▸ TO BE DONE
Narrow the data below down to the lines containing "this".

▸ SOURCE DATA

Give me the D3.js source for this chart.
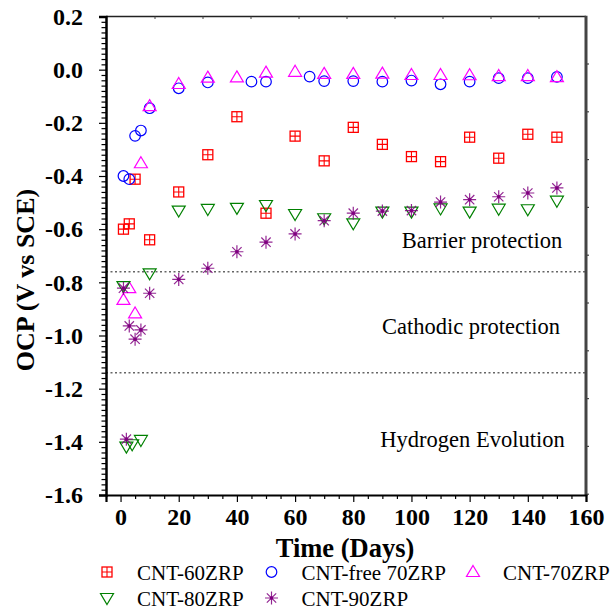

==

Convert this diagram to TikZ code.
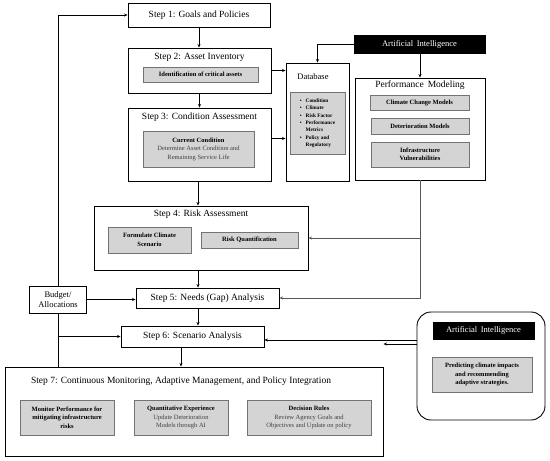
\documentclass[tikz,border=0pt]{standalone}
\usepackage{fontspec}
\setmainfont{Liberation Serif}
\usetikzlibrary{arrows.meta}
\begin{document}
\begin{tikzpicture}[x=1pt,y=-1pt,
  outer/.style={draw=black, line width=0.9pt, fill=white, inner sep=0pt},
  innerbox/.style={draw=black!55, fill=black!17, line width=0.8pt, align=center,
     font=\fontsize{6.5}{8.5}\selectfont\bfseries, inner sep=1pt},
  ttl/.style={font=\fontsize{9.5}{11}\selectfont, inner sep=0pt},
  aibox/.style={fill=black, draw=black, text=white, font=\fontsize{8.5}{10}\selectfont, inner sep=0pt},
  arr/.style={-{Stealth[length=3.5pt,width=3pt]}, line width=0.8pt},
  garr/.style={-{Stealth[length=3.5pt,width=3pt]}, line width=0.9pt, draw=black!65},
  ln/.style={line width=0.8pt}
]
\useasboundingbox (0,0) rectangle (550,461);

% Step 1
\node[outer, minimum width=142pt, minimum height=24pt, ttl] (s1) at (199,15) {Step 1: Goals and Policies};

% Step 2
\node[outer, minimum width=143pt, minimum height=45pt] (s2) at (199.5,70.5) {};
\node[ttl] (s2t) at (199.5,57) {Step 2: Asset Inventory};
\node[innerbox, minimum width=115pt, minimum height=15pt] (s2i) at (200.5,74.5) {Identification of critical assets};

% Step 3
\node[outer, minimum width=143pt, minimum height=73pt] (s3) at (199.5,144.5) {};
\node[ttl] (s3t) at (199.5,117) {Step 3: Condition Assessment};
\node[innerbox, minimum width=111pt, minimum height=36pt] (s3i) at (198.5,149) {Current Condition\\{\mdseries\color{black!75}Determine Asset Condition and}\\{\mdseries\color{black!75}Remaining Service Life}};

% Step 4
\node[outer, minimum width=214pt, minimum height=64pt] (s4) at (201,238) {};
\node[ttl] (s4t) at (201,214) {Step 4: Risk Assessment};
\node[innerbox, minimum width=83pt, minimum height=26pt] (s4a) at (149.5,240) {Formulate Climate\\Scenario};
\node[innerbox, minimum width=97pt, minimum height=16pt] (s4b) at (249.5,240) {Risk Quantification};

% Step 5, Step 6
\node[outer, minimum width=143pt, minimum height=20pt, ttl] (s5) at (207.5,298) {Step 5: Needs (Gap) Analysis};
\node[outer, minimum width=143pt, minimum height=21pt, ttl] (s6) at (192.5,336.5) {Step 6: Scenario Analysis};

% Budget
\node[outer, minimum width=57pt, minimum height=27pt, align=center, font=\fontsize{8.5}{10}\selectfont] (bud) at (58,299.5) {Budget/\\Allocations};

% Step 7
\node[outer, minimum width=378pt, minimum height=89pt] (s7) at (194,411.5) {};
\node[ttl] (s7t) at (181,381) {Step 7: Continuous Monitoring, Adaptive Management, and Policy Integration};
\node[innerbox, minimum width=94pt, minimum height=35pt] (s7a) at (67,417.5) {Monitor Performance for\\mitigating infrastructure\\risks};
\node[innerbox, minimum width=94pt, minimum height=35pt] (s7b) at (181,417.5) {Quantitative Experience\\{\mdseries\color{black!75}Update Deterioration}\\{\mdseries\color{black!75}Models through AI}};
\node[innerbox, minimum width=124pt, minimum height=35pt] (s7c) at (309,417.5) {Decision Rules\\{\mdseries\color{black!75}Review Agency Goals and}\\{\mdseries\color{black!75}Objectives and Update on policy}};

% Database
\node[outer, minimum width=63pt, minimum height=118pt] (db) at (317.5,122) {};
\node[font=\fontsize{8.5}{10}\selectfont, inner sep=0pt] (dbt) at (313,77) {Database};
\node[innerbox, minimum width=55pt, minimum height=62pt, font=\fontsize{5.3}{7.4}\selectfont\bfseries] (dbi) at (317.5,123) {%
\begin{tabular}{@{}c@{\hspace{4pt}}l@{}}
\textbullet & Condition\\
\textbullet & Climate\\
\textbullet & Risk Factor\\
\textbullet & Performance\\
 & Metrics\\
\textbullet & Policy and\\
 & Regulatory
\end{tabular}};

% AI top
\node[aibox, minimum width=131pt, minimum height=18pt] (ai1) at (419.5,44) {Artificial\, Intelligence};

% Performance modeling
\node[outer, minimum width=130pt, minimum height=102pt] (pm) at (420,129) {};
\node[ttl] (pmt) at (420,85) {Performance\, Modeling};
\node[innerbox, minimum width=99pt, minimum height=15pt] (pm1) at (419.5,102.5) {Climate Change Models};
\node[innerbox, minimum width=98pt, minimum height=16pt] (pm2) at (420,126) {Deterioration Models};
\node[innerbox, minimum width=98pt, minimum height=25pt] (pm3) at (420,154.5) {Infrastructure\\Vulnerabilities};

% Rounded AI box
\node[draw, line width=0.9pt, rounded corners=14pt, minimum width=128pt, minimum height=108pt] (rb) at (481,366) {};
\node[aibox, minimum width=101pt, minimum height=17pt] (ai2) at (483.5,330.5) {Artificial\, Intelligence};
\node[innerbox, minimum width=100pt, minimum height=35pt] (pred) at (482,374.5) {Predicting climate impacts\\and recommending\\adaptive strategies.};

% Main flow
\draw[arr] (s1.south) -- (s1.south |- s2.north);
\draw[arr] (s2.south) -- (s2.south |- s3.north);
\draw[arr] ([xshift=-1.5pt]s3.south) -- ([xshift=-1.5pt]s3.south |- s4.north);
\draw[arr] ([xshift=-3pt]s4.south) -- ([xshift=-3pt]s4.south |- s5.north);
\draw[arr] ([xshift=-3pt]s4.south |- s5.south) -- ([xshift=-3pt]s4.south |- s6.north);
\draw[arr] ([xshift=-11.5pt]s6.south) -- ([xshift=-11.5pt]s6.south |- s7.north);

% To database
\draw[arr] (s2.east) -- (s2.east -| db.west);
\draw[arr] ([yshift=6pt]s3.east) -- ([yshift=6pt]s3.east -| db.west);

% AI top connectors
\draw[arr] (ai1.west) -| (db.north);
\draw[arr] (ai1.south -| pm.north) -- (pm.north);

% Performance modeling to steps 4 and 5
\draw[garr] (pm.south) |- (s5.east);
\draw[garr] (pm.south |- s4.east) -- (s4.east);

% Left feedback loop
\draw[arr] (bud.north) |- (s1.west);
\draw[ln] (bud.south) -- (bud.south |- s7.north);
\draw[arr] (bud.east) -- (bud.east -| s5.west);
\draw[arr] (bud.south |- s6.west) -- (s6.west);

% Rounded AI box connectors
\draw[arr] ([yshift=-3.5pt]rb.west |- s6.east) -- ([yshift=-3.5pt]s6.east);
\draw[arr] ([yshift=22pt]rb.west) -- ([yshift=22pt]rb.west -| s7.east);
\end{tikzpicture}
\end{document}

▸ FULL OUTPUT
Give me the D3.js source for this chart.
Convert this diagram to TikZ code.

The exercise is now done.